Un procès très attendu

Au palais de justice de Longueuil, l’affaire opposant l’entreprise de construction Sommet Prestige Canada à la Ville de Saint-Bruno-de-Montarville et du ministère de l’Environnement a débuté la semaine dernière. 

La Cour supérieure du Québec devra trancher le litige impliquant d’une part le propriétaire foncier à la Municipalité et d’autre part au Gouvernement. Suivant cette décision aura lieu une nouvelle poursuite de Sommet Prestige Canada à l’encontre du ministère de l’Environnement, mais cette fois devant le tribunal administratif du Québec afin de tenter d’invalider la décision du Ministère de ne pas autoriser le projet de construction dans le boisé des Hirondelles.

Le procès qui a lieu actuellement, et qui devrait prendre plusieurs jours, est regardé de très près par de nombreuses municipalités dont le mandat est de protéger leurs boisés tout en indemnisant à juste titre leurs propriétaires. « C’est une situation que l’on voit de plus en plus souvent. Les municipalités ont une obligation de protection et nous avons vu, lors des dernières élections municipales, une volonté de la part des nouveaux élus de le faire. Malheureusement, certaines décisions de justice ne vont pas dans le même sens », d’indiquer au journal Me Marc Bishai, avocat du Centre québécois du droit de l’environnement.

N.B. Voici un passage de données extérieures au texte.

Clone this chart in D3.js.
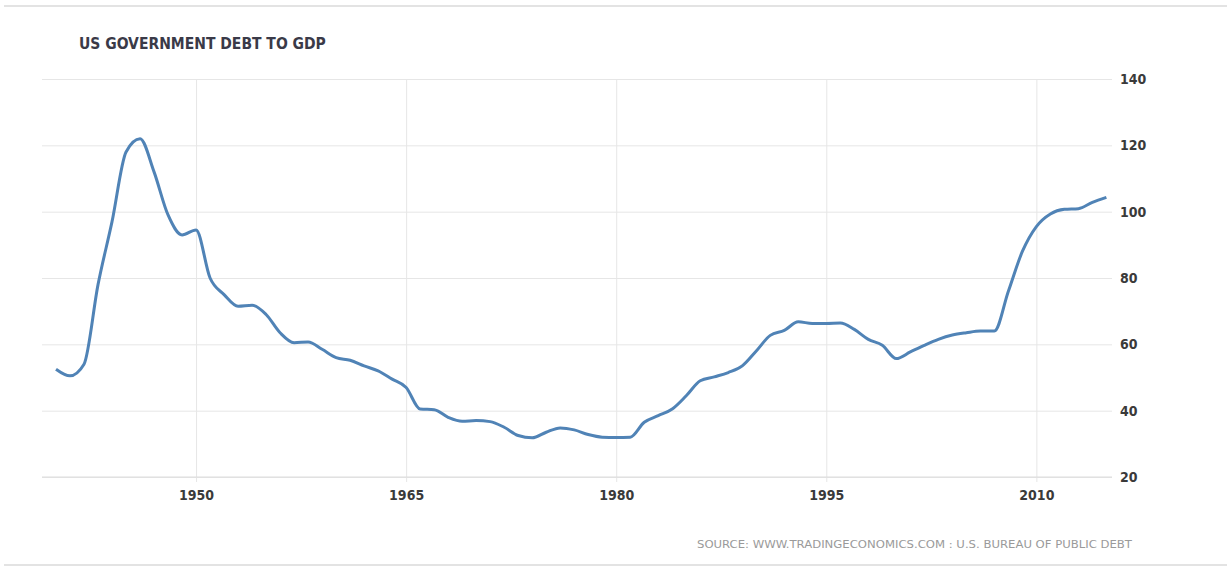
<!DOCTYPE html>
<html>
<head>
<meta charset="utf-8">
<script src="https://cdn.jsdelivr.net/npm/d3@7"></script>
<style>
  body { margin: 0; background: #fff; }
  svg { display: block; }
  text { font-family: "DejaVu Sans Condensed", "DejaVu Sans", sans-serif; font-stretch: condensed; }
</style>
</head>
<body>
<div id="chart"></div>
<script>
// US government debt to GDP, % (annual)
const years = [1940, 1941, 1942, 1943, 1944, 1945, 1946, 1947, 1948, 1949,
               1950, 1951, 1952, 1953, 1954, 1955, 1956, 1957, 1958, 1959,
               1960, 1961, 1962, 1963, 1964, 1965, 1966, 1967, 1968, 1969,
               1970, 1971, 1972, 1973, 1974, 1975, 1976, 1977, 1978, 1979,
               1980, 1981, 1982, 1983, 1984, 1985, 1986, 1987, 1988, 1989,
               1990, 1991, 1992, 1993, 1994, 1995, 1996, 1997, 1998, 1999,
               2000, 2001, 2002, 2003, 2004, 2005, 2006, 2007, 2008, 2009,
               2010, 2011, 2012, 2013, 2014, 2015];
const debtToGdp = [52.5, 50.5, 54, 78, 97, 118, 122, 112, 99, 93,
                   94.5, 80, 75, 71.5, 71.8, 69, 63.5, 60.5, 60.7, 58.5,
                   56, 55.2, 53.5, 52, 49.5, 47, 40.5, 40.3, 38, 36.8,
                   37, 36.7, 35, 32.5, 31.8, 33.5, 34.8, 34.2, 32.8, 32,
                   31.9, 32, 36.5, 38.5, 40.5, 44.5, 49, 50.2, 51.5, 53.5,
                   58, 62.7, 64.2, 66.8, 66.3, 66.3, 66.4, 64.5, 61.5, 59.7,
                   55.7, 57.7, 59.7, 61.5, 62.8, 63.5, 64, 64, 76, 88,
                   95.5, 99.3, 100.7, 100.9, 102.8, 104.3];
const xTicks = [1950, 1965, 1980, 1995, 2010];
const yTicks = [20, 40, 60, 80, 100, 120, 140];

const title = "US GOVERNMENT DEBT TO GDP";
const source = "SOURCE: WWW.TRADINGECONOMICS.COM : U.S. BUREAU OF PUBLIC DEBT";

const W = 1231, H = 567;
const plot = { left: 42, right: 1112, top: 79, bottom: 477 };

const svg = d3.select("#chart")
  .append("svg")
  .attr("width", W)
  .attr("height", H);

// frame lines top and bottom
svg.append("line")
  .attr("x1", 4).attr("x2", W - 4).attr("y1", 6).attr("y2", 6)
  .attr("stroke", "#e3e3e3").attr("stroke-width", 2);
svg.append("line")
  .attr("x1", 4).attr("x2", W - 4).attr("y1", 565).attr("y2", 565)
  .attr("stroke", "#e3e3e3").attr("stroke-width", 2);

const x = d3.scaleLinear()
  .domain([1939, 2015.4])
  .range([plot.left, plot.right]);

const y = d3.scaleLinear()
  .domain([20, 140])
  .range([plot.bottom, plot.top]);

// horizontal grid + right labels
const yAxis = d3.axisRight(y)
  .tickValues(yTicks)
  .tickSize(-(plot.right - plot.left))
  .tickPadding(10);

const yG = svg.append("g")
  .attr("transform", `translate(${plot.right},0)`)
  .call(yAxis);
yG.select(".domain").remove();
yG.selectAll(".tick line").attr("stroke", "#e6e6e6");
yG.selectAll(".tick text")
  .attr("x", 8)
  .attr("fill", "#3a3a3a")
  .attr("font-size", 14)
  .attr("font-weight", "bold");

// vertical grid + bottom labels
const xAxis = d3.axisBottom(x)
  .tickValues(xTicks)
  .tickFormat(d3.format("d"))
  .tickSize(-(plot.bottom - plot.top))
  .tickPadding(13);

const xG = svg.append("g")
  .attr("transform", `translate(0,${plot.bottom})`)
  .call(xAxis);
xG.select(".domain").remove();
xG.selectAll(".tick line")
  .attr("y1", 5)
  .attr("stroke", "#e6e6e6");
xG.selectAll(".tick text")
  .attr("fill", "#3a3a3a")
  .attr("font-size", 14)
  .attr("font-weight", "bold");

// baseline
svg.append("line")
  .attr("x1", plot.left).attr("x2", plot.right)
  .attr("y1", y(20)).attr("y2", y(20))
  .attr("stroke", "#dcdcdc");

// the series
const line = d3.line()
  .x((d, i) => x(years[i]))
  .y(d => y(d))
  .curve(d3.curveMonotoneX);

svg.append("path")
  .datum(debtToGdp)
  .attr("d", line)
  .attr("fill", "none")
  .attr("stroke", "#5083b6")
  .attr("stroke-width", 3)
  .attr("stroke-linejoin", "round");

// title and source
svg.append("text")
  .attr("x", 79)
  .attr("y", 49)
  .attr("fill", "#3a3a48")
  .attr("font-size", 15.5)
  .attr("font-weight", "bold")
  .text(title);

svg.append("text")
  .attr("x", 697)
  .attr("y", 548)
  .attr("fill", "#9a9a9a")
  .attr("font-size", 11)
  .attr("textLength", 435)
  .attr("lengthAdjust", "spacingAndGlyphs")
  .text(source);
</script>
</body>
</html>
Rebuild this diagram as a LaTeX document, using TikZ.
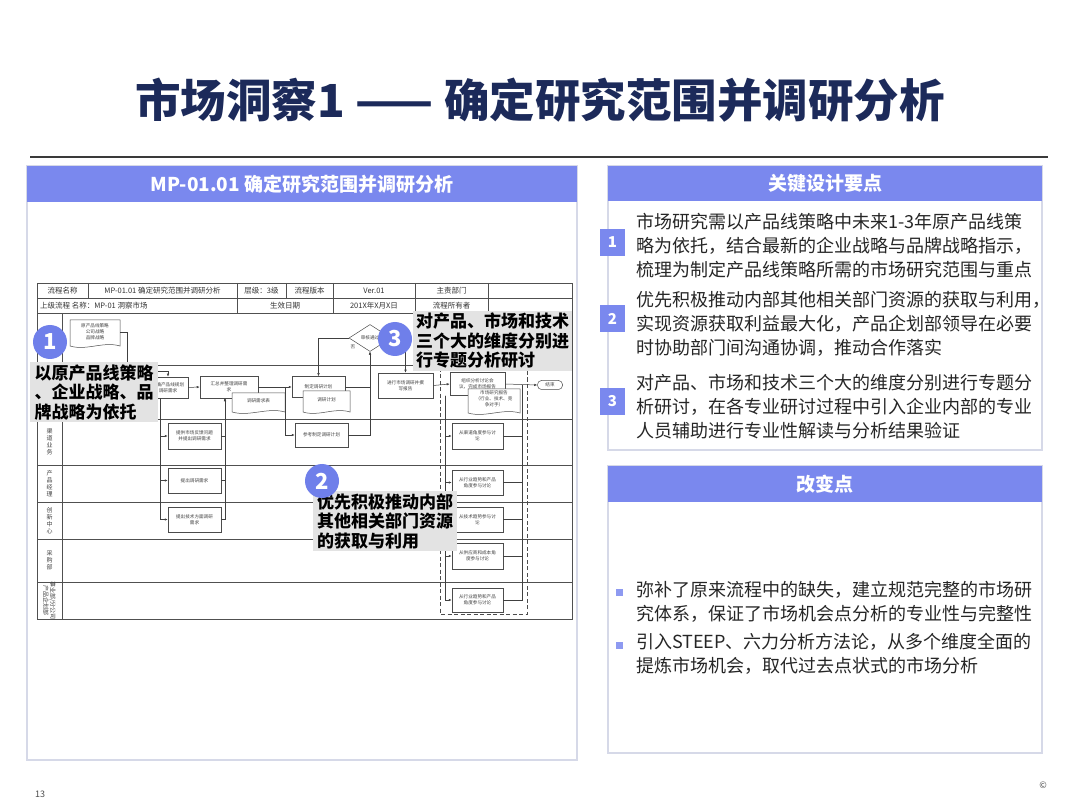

En effet, dans une décision rendue en 2022, la Cour suprême du Canada, le plus haut tribunal du pays, a rejeté la demande d’autorisation d’appel de la Ville de Mascouche dans un litige l’opposant à une propriétaire, Ginette Dupras. La Cour a estimé que la Ville, en voulant protéger un boisé, a procédé à une expropriation déguisée en changeant le zonage du boisé de Mme Dupras pour qu’elle ne puisse pas y construire d’habitations. « Cette décision est lourde de conséquences pour la protection des milieux naturels et appelle à une correction rapide du cadre juridique », estime le Centre québécois du droit de l’environnement dans un communiqué-.

Cette décision sera évoquée dans l’affaire du boisé des Hirondelles, mais il y a ici un aspect environnemental supplémentaire avec la présence d’une espèce végétale en péril.

» Les boisés situés sur notre territoire sont une richesse collective que nous devons protéger afin de conserver notre environnement, notre qualité de vie, ainsi que le cachet de notre ville. » – Ludovic Grisé Farand

Historique

Depuis les années 2000, le sénateur Paul J. Massicotte souhaite construire des maisons de luxe dans son boisé qui possède des plantes en voie d’extinction. Le ginseng à cinq folioles est protégé au Canada par la Loi sur les espèces en péril (LEP). Il est interdit de posséder, de collectionner, d’acheter, de vendre ou d’échanger un individu – notamment partie d’un individu ou produit qui en provient. Cette loi interdit de nuire aux individus de cette espèce, d’en posséder, d’en faire le commerce et de perturber leur habitat.

Une première administration municipale avait autorisé le projet du promoteur, mais en 2013, une nouvelle administration a fait de la protection du boisé un cheval de bataille. Pour protéger l’endroit, la Ville a voté un règlement interdisant la coupe d’arbres dans les boisés de son territoire. D’autre part, le ministère de l’Environnement n’a jamais autorisé le projet de Sommet Prestige.

La Ville a tenté de s’entendre financièrement avec le promoteur afin d’éviter une procédure judiciaire longue et coûteuse. Sommet Prestige a décliné toutes les offres. « Les discussions entre les deux parties ayant achoppé, le processus judiciaire suivra son cours », indique la Ville sur son site.

» Les boisés situés sur notre territoire sont une richesse collective que nous devons protéger afin de conserver notre environnement, notre qualité de vie, ainsi que le cachet de notre ville « , a déclaré M. Ludovic Grisé-Farand, maire de Saint-Bruno. 

Rappelons que le boisé des Hirondelles, tout comme les boisés Sabourin et des Tilleuls, sont identifiés au Plan d’urbanisme comme des écosystèmes d’intérêt faisant partie d’un ensemble boisé structurant. La Ville est d’ailleurs en finalisation du processus d’acquisition pour protéger le boisé Sabourin.

Le Plan de conservation des milieux humides et autres milieux naturels identifie le boisé des Hirondelles comme zone tampon d’un milieu humide dont la valeur écologique est qualifiée d’élevée. On y trouve en effet l’extrémité de la tourbière des Atocas, classée zone de préservation extrême dans le parc national du Mont-Saint-Bruno. La protection de ce boisé participe au maintien de la biodiversité de l’écosystème du parc national et consolide le corridor forestier du mont Saint-Bruno tout en protégeant les biens et services écologiques rendus par ces milieux.